Los bartolos

Todo un espectáculo este de los bartolos. Toda una muestra de lo que podrí­amos llamar desigualdad ante la ley, de escaparate de lo que va más allá del respeto a las etnis y de la convivencia entre modus vivendi. Cierto es que grupos étnicos diferentes tienen derecho a mantener sus modos de vida, sus tradiciones y su cultura. Tan cierto cmo que los lí­mites de este derecho son, precisamente, los derechos que asisten a cualquier persona sea o no perteneciente a una u otra etnia. Todos somos, o debiéramos ser, iguales ante la ley. Eso supone, entre otras cosas que nadie pueda ser discriminado por razones de raza, religión, orientación polí­tica o sexual, mayor o menor capacidad fí­sica, género en si mismo, etc, etc. Hasta esto si sse me apura tiene la limitación que marca el sentido común. Pero esta igualdad extensiva de los derechos asiste también a quienes forman parte de unos grupos, a su decisión de someterse o no a las costumbres, leyes, ritos y demás del grupo al que pertenecen.

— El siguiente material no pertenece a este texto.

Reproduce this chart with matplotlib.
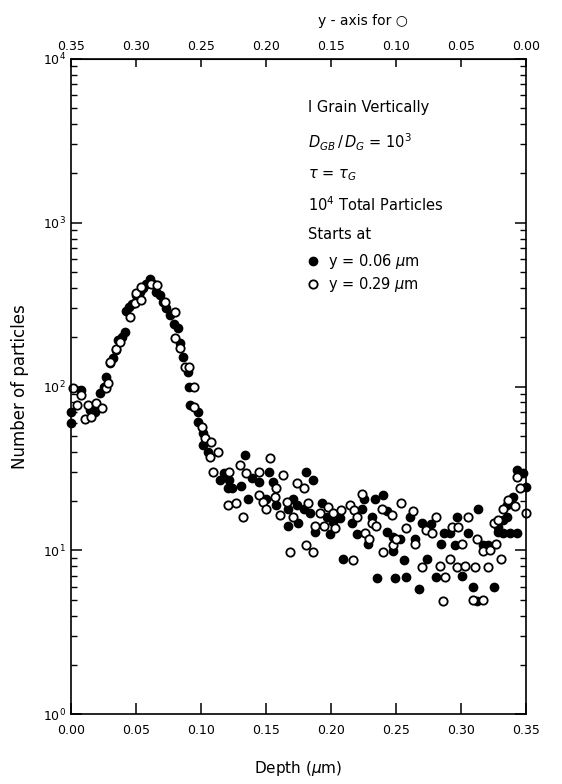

Pero disgresiones al margen, el tema de los bartolos se las trae. Para quienes leen estas lí­neas más allá del territorio intentaremos explicar de qué va el tinglado.

De entre las numerosas familias gitanas y numerosas que viven en Vitoria, muchas de las cuales representan un envidiable ejemplo de esa intergración que no desintegra, hay una que resulta indómita hasta para la propia ley gitana. Esta familia accedió a un piso en un inmueble con seis viviendas situado frente a la fábrica de Mercedes y junto al mercado de mayoristas. Poco a poco y con técnicas más o menos sibilinas, palizas al niño de uno de los vecinos, hogueras y destrozos, etc etc. consiguieron que el resto de inquilinos fuese abandonando el inmueble hasta que la casa entera fue su casa. El inmueble se ha deteriorado a velocidad estratosférica, a la misma velocidad que han crecido las páginas del libro que recogen las hazañas de los bartolos.

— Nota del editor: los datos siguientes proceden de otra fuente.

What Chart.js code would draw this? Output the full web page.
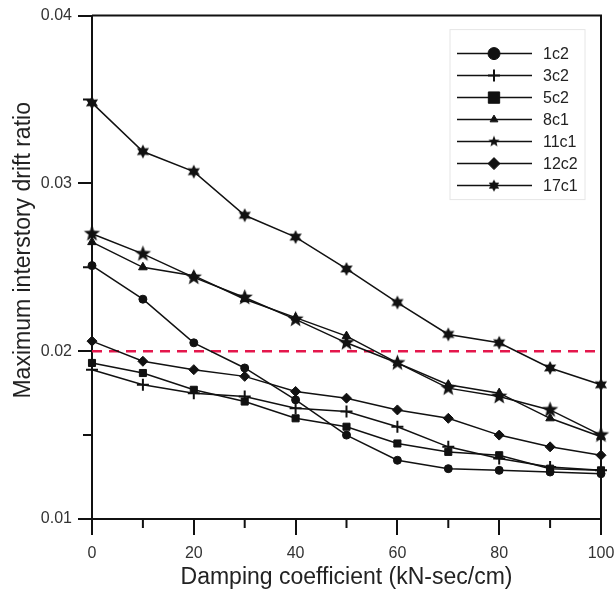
<!DOCTYPE html>
<html lang="en">
<head>
<meta charset="UTF-8">
<title>Maximum interstory drift ratio vs damping coefficient</title>
<script src="https://cdn.jsdelivr.net/npm/chart.js"></script>
<style>
  html, body { margin: 0; padding: 0; background: #fff; }
</style>
</head>
<body>
<canvas id="driftChart" width="614" height="594"></canvas>
<script>
// Damping coefficient (kN-sec/cm)
const damping = [0, 10, 20, 30, 40, 50, 60, 70, 80, 90, 100];

// Maximum interstory drift ratio per column
const col1c2  = [0.0251, 0.0231, 0.0205, 0.0190, 0.0171, 0.0150, 0.0135, 0.0130, 0.0129, 0.0128, 0.0127];
const col3c2  = [0.0189, 0.0180, 0.0175, 0.0173, 0.0166, 0.0164, 0.0155, 0.0143, 0.0136, 0.0131, 0.0129];
const col5c2  = [0.0193, 0.0187, 0.0177, 0.0170, 0.0160, 0.0155, 0.0145, 0.0140, 0.0138, 0.0130, 0.0129];
const col8c1  = [0.0265, 0.0250, 0.0245, 0.0231, 0.0220, 0.0209, 0.0193, 0.0180, 0.0175, 0.0160, 0.0149];
const col11c1 = [0.0270, 0.0258, 0.0244, 0.0232, 0.0219, 0.0205, 0.0193, 0.0178, 0.0173, 0.0165, 0.0150];
const col12c2 = [0.0206, 0.0194, 0.0189, 0.0185, 0.0176, 0.0172, 0.0165, 0.0160, 0.0150, 0.0143, 0.0138];
const col17c1 = [0.0348, 0.0319, 0.0307, 0.0281, 0.0268, 0.0249, 0.0229, 0.0210, 0.0205, 0.0190, 0.0180];

const driftLimit = 0.02;
const yRange = [0.01, 0.04];
const xRange = [0, 100];
const yTitle = 'Maximum interstory drift ratio';

const ink = '#111';
const font = '"Liberation Sans", Arial, sans-serif';

// filled star markers as small canvases
function starIcon(points, outer, inner) {
    const size = Math.ceil(outer * 2 + 2);
    const c = document.createElement('canvas');
    c.width = c.height = size;
    const g = c.getContext('2d');
    g.translate(size / 2, size / 2);
    g.beginPath();
    for (let i = 0; i < points * 2; i++) {
        const r = i % 2 ? inner : outer;
        const a = -Math.PI / 2 + i * Math.PI / points;
        g.lineTo(r * Math.cos(a), r * Math.sin(a));
    }
    g.closePath();
    g.fillStyle = ink;
    g.fill();
    return c;
}

function series(label, data, style, radius, legendStyle, legendRadius) {
    return {
        label, data: damping.map((d, i) => ({ x: d, y: data[i] })),
        borderColor: ink, backgroundColor: ink, borderWidth: 1.5,
        pointStyle: style, pointRadius: radius, pointBorderWidth: style === 'cross' ? 2 : 1,
        pointBackgroundColor: ink, pointBorderColor: ink,
        legendStyle: legendStyle || style, legendRadius: legendRadius || radius,
        clip: false, order: 1
    };
}

const datasets = [
    series('1c2', col1c2, 'circle', 4, null, 6),
    series('3c2', col3c2, 'cross', 6, null, 6),
    series('5c2', col5c2, 'rect', 5, null, 8),
    series('8c1', col8c1, 'triangle', 5, null, 4.5),
    series('11c1', col11c1, starIcon(5, 8.5, 3.6), 8, starIcon(5, 6, 2.6), 6),
    series('12c2', col12c2, 'rectRot', 5, null, 6),
    series('17c1', col17c1, starIcon(6, 7, 3.8), 6, starIcon(6, 6, 3.4), 6),
    {
        label: 'limit', data: [{ x: xRange[0], y: driftLimit }, { x: xRange[1], y: driftLimit }],
        borderColor: '#e4174c', borderWidth: 2.5, borderDash: [10, 7],
        pointRadius: 0, isLimit: true, order: 2
    }
];

// frame, minor ticks and the y title (sits a bit above centre in the original)
const frameTicks = {
    id: 'frameTicks',
    afterDraw(chart) {
        const { ctx, chartArea: a, scales: { x, y } } = chart;
        ctx.save();
        ctx.strokeStyle = ink;
        ctx.lineWidth = 2;
        ctx.beginPath();
        ctx.moveTo(a.left, a.top);
        ctx.lineTo(a.right, a.top);
        ctx.lineTo(a.right, a.bottom);
        x.ticks.forEach((t, i) => {
            if (!i) return;
            const px = x.getPixelForValue((t.value + x.ticks[i - 1].value) / 2);
            ctx.moveTo(px, a.bottom);
            ctx.lineTo(px, a.bottom + 9);
        });
        y.ticks.forEach((t, i) => {
            if (!i) return;
            const py = y.getPixelForValue((t.value + y.ticks[i - 1].value) / 2);
            ctx.moveTo(a.left, py);
            ctx.lineTo(a.left - 9, py);
        });
        ctx.stroke();

        ctx.translate(24, (a.top + a.bottom) / 2 - 17);
        ctx.rotate(-Math.PI / 2);
        ctx.font = '23px ' + font;
        ctx.fillStyle = '#222';
        ctx.textAlign = 'center';
        ctx.textBaseline = 'middle';
        ctx.fillText(yTitle, 0, 0);
        ctx.restore();
    }
};

// legend with line through marker
const lineLegend = {
    id: 'lineLegend',
    afterDraw(chart) {
        const { ctx, chartArea: a } = chart;
        const right = a.right - 16, top = a.top + 14, w = 135;
        const left = right - w;
        const items = chart.data.datasets.filter(d => !d.isLimit);
        ctx.save();
        ctx.strokeStyle = '#e6e6e6';
        ctx.lineWidth = 1;
        ctx.strokeRect(left, top, w, 24 + items.length * 22 - 8);
        ctx.font = '16px ' + font;
        ctx.textBaseline = 'middle';
        items.forEach((d, i) => {
            const yy = top + 24 + i * 22;
            ctx.strokeStyle = ink;
            ctx.fillStyle = ink;
            ctx.lineWidth = 1.5;
            ctx.beginPath();
            ctx.moveTo(left + 7, yy);
            ctx.lineTo(left + 82, yy);
            ctx.stroke();
            ctx.lineWidth = d.legendStyle === 'cross' ? 2 : 1;
            Chart.helpers.drawPoint(ctx, {
                pointStyle: d.legendStyle, radius: d.legendRadius, rotation: 0,
                borderWidth: ctx.lineWidth
            }, left + 44, yy);
            ctx.fillStyle = '#222';
            ctx.fillText(d.label, left + 93, yy + 1);
        });
        ctx.restore();
    }
};

new Chart(document.getElementById('driftChart').getContext('2d'), {
    type: 'line',
    data: { datasets },
    options: {
        responsive: false,
        animation: false,
        layout: { padding: { top: 14, right: 0, left: 0, bottom: 0 } },
        plugins: { legend: { display: false }, tooltip: { enabled: false } },
        scales: {
            x: {
                type: 'linear', min: xRange[0], max: xRange[1],
                afterFit: s => { s.height = 75; s.paddingRight = 13; },
                border: { color: ink, width: 2 },
                grid: { drawOnChartArea: false, color: ink, lineWidth: 2, tickLength: 16 },
                ticks: { stepSize: 20, color: '#333', padding: 9, font: { family: font, size: 16 } },
                title: {
                    display: true, text: 'Damping coefficient (kN-sec/cm)', color: '#222',
                    font: { family: font, size: 23 }, padding: { top: 0, bottom: 3 }
                }
            },
            y: {
                min: yRange[0], max: yRange[1],
                afterFit: s => { s.width = 92; },
                border: { color: ink, width: 2 },
                grid: { drawOnChartArea: false, color: ink, lineWidth: 2, tickLength: 14 },
                ticks: {
                    stepSize: 0.01, color: '#333', padding: 6,
                    font: { family: font, size: 16 },
                    callback: v => v.toFixed(2)
                }
            }
        }
    },
    plugins: [frameTicks, lineLegend]
});
</script>
</body>
</html>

Entre las más destacables figuran por  ejemplo su dedicación a la crí­a de cabalos gallos y gallinas que irrumpí­an sin previo aviso en la calzada de la calle a la que da la casa; su generosidad a la hora de delimitar el espacio de juego de sus niños que incluí­a esa misma calzada ante el riesgo de atropello y de la vida del conductor al que tocase esquivar a un chachito; su particular manera de interpretar la ley gitana que les llevó a recibir a tiros al patriarca de Vitoria; su peculiar forma de autoabastecerse en el mercado de mayoristas y en las gasolineras cercanas; su acuerdo de amistad con la cercana Mercedes para no saltar la valla de su parking y afectar a sus bienes (no me queda muy claro si medió una fregoneta o un turismo) y como muestra cumbre de su ingenio, la ocurrencia de tirar al patriarca ya fallecido a las ruedas de un coche para ver de cobrar algo del seguro acusando al conductor de su atropello. Al forense no le costó demasiado darse cuenta de que el difunto lo era antes que peatón póstumo.

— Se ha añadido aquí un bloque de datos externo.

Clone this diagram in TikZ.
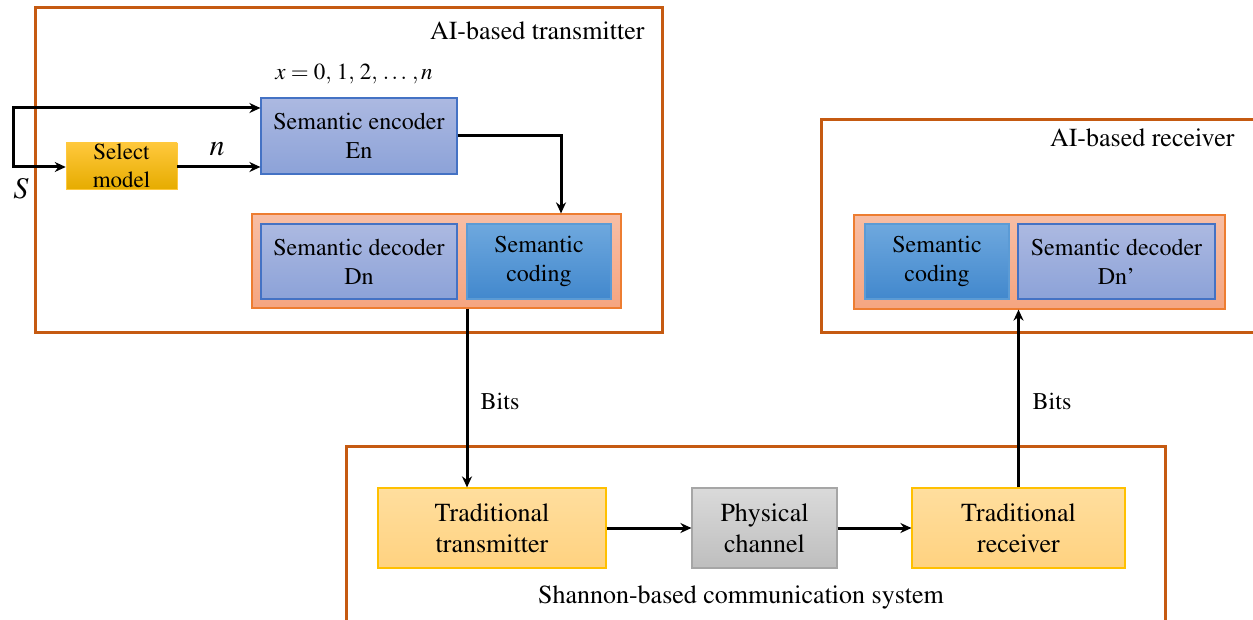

La situación era insostenible ética y esteticamente hablando, pero misteriosamente se sostuvo durante años. No habí­a edil que se atreviese a meter el diente al asunto por el único camino posible… el respeto a la convivencia civilizada por encima de la la ley y a la par del sentido común. Pero era un tema de estos que escuecen. La vilencia y el caracter asocial de los ocupantes augura y auguraba una violenta expulsión, y esas imágenes a ningún polí­tico le gusta firmarlas. Así­ que la situación se ha ido sosteniendo sola hast aque ha llegado el final, según parece, porque las últimas noticias indican que seguimos negociando, no se sabe muy bien el qué. Por que los outsiders, los antisistema, reclaman ahora al sistema que les dé. que les pongan piso, que les paguen para pagarlo, que les den dinero y eso si, que les dejen vivir como ellos quieren, sin pagar impuestos, sin atenerse a leyes, sin nada de nada a cambio. Decí­a uno de los “afectados” que claro, que les desahuciaban porque les habí­an quitado las ayudas para pagar la hipoteca, y que no habí­a derecho… Eso es lo que dice el común de los mortales, que no hay derecho, que el verdadero contrato social no contempla estas cláusulas. Que el sistema se basa en aportar para pedir, en contribuir para repartir, en respetar para ser respetado, en implicarse para fiscalizar, en participar para opinar y hasta criticar…

La cosa seguirá por tiempos mientras no exista la capacidad de liberarse de prejuicios racistas o de sus opuestos cargos de conciencia y asumir que todos somos iguales, para lo bueno y para lo malo.